→ Aim of the exercise: In the listing below, locate the lines that hold the string "chart". Copy those lines.

++++++

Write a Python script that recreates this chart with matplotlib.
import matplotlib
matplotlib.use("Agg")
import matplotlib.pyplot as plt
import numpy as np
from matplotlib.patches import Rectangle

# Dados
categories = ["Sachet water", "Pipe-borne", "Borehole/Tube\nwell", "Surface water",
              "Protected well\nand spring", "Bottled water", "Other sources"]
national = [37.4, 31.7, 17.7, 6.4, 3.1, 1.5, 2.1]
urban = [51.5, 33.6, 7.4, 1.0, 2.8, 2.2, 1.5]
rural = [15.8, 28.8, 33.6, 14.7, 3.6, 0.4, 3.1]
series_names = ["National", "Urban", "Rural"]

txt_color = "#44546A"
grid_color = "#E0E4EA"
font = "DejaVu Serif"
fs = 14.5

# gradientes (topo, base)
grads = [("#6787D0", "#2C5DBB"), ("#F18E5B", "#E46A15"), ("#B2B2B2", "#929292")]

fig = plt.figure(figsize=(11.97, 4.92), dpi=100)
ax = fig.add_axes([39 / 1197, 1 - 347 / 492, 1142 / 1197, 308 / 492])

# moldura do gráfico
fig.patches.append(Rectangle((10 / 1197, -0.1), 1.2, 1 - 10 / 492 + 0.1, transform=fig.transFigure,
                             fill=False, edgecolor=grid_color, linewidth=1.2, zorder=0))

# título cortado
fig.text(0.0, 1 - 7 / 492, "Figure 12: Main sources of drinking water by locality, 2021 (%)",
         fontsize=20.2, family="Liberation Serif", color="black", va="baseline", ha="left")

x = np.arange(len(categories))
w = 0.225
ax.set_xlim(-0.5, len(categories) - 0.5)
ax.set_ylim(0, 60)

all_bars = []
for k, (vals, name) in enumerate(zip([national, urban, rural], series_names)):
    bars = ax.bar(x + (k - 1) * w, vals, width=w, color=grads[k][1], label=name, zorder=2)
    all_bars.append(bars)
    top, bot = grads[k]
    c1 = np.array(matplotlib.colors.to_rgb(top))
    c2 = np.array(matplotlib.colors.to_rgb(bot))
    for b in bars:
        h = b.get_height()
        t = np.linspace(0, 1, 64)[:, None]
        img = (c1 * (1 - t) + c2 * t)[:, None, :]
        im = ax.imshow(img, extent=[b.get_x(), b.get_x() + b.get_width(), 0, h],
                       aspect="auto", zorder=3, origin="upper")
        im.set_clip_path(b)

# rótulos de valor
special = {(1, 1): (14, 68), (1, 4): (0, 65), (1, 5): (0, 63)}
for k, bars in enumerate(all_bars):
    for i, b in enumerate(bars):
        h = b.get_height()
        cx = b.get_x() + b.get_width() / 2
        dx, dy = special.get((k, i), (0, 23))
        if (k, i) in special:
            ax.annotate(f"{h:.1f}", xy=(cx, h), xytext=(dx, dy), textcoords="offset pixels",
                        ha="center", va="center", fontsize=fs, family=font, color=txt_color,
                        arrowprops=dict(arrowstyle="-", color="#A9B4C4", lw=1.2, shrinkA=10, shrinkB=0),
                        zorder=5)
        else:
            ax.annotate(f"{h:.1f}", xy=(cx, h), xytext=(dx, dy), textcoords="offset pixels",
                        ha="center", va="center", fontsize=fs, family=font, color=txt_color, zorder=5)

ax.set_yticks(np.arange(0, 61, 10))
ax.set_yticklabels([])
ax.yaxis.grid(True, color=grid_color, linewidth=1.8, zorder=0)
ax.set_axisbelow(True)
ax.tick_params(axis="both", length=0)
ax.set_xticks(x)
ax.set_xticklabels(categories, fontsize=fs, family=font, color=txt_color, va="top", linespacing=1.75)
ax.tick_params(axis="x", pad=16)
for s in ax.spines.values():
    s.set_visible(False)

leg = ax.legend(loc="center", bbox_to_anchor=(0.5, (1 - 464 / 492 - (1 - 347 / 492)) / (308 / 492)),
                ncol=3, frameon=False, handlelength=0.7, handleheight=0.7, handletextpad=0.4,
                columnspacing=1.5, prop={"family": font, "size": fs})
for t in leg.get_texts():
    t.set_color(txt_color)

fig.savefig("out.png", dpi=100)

++++++

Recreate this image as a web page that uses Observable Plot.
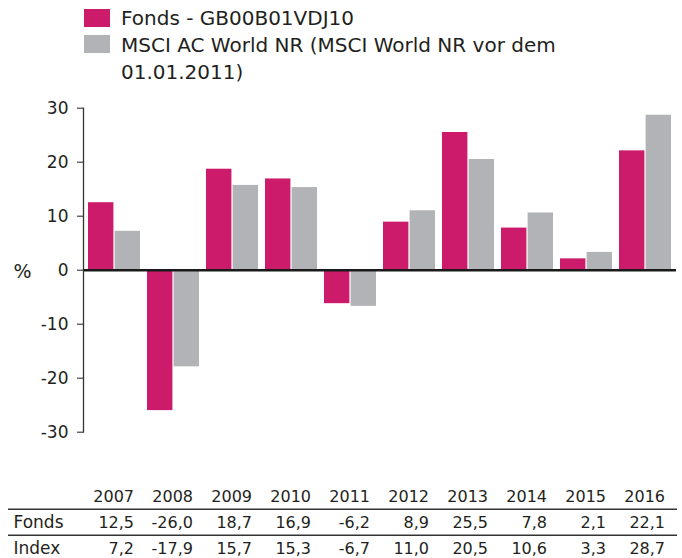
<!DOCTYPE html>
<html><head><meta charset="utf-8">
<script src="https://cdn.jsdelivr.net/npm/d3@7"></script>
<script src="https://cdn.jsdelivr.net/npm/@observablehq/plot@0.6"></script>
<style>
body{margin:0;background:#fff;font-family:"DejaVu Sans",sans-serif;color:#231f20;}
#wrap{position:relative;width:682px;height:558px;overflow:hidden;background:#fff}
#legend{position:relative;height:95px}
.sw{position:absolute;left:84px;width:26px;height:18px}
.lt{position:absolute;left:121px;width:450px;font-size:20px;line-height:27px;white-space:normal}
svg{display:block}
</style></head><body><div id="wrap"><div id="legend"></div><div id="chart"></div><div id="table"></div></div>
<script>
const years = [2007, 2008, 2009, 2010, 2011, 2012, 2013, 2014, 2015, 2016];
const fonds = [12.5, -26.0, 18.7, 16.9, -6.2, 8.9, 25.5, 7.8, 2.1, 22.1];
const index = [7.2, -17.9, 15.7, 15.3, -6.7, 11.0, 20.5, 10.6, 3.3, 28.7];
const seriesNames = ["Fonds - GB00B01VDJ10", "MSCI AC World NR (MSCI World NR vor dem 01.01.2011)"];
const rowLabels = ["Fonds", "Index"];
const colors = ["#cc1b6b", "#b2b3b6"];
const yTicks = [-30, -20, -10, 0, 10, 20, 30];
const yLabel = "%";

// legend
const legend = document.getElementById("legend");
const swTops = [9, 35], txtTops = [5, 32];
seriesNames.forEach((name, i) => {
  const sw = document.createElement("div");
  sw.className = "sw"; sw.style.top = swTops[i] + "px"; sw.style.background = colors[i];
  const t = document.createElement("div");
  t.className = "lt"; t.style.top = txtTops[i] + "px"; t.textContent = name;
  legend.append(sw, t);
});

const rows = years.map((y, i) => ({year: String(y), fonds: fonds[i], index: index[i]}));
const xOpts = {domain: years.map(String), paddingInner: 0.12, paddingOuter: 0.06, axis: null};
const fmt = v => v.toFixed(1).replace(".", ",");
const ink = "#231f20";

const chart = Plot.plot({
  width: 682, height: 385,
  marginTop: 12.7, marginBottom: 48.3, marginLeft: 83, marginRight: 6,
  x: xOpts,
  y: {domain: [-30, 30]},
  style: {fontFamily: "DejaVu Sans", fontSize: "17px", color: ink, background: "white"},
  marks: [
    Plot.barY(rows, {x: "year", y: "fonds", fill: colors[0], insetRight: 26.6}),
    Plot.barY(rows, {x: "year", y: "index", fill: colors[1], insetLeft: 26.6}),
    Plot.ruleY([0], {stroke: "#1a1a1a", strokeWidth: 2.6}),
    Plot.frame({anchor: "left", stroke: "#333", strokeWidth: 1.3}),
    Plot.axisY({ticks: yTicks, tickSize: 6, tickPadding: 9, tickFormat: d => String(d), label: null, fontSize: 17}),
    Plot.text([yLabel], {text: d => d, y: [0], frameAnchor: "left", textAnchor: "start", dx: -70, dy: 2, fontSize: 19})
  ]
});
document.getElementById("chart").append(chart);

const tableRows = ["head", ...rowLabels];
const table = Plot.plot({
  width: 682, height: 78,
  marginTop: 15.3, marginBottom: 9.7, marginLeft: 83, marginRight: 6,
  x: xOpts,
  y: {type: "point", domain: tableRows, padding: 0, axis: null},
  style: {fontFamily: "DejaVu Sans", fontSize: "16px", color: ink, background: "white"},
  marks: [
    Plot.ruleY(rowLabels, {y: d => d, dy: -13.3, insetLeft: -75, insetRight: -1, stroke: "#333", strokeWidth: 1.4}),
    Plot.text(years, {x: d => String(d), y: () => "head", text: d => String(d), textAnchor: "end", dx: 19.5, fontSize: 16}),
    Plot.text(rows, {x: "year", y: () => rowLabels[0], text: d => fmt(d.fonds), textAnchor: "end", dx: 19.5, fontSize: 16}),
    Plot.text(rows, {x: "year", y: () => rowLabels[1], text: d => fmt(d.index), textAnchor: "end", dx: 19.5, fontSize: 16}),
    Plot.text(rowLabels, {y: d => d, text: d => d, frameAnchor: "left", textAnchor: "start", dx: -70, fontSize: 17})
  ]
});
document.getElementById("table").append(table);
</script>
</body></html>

++++++

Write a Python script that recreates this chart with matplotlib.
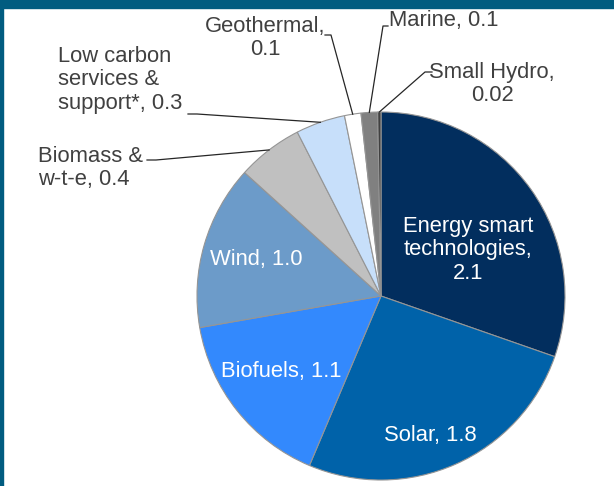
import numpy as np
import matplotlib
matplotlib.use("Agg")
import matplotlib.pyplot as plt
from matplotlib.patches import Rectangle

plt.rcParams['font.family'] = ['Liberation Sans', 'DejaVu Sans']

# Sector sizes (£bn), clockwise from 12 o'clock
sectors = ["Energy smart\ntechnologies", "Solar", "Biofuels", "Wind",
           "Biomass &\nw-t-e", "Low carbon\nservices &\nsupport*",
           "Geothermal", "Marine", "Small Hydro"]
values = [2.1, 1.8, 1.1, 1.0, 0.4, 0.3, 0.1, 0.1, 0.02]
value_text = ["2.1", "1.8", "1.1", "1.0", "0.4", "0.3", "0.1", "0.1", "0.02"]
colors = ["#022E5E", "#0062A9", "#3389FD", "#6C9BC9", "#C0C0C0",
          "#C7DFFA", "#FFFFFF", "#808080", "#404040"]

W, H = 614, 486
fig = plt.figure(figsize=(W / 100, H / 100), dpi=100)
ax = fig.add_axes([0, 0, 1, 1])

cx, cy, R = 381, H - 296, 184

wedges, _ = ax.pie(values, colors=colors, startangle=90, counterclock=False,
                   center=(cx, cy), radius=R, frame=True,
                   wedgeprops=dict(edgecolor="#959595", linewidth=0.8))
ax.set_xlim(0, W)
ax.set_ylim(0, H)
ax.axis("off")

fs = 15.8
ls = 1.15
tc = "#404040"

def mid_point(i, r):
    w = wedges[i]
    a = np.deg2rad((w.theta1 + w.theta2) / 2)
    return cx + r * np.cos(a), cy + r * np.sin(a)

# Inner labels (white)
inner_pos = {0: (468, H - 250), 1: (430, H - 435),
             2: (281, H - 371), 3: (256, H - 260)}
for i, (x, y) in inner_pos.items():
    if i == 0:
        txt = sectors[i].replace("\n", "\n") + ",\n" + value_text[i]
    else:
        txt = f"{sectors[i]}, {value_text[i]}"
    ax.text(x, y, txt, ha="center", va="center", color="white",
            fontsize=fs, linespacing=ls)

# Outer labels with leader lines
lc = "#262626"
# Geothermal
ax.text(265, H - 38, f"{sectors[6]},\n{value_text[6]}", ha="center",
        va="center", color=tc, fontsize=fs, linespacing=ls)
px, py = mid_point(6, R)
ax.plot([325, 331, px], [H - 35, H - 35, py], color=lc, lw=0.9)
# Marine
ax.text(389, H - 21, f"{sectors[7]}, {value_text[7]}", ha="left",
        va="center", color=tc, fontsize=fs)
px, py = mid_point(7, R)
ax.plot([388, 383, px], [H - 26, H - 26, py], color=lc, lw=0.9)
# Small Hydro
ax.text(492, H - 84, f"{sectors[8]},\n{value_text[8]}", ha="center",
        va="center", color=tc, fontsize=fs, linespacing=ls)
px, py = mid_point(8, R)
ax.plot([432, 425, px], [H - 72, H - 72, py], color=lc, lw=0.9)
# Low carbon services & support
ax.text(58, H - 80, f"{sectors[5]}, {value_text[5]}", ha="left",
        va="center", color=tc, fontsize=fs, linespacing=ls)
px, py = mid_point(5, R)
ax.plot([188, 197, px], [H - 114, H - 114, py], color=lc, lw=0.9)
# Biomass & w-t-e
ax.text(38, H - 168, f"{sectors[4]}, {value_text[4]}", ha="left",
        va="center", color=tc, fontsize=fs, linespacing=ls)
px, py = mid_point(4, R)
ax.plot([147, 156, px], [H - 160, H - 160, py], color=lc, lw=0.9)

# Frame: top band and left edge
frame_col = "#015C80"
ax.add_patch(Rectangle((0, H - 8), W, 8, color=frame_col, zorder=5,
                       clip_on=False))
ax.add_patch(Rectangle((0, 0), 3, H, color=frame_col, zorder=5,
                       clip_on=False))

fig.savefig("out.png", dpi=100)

++++++

→ Exercise solution:
Write a Python script that recreates this chart with matplotlib.
</style></head><body><div id="wrap"><div id="legend"></div><div id="chart"></div><div id="table"></div></div>
const chart = Plot.plot({
document.getElementById("chart").append(chart);
Write a Python script that recreates this chart with matplotlib.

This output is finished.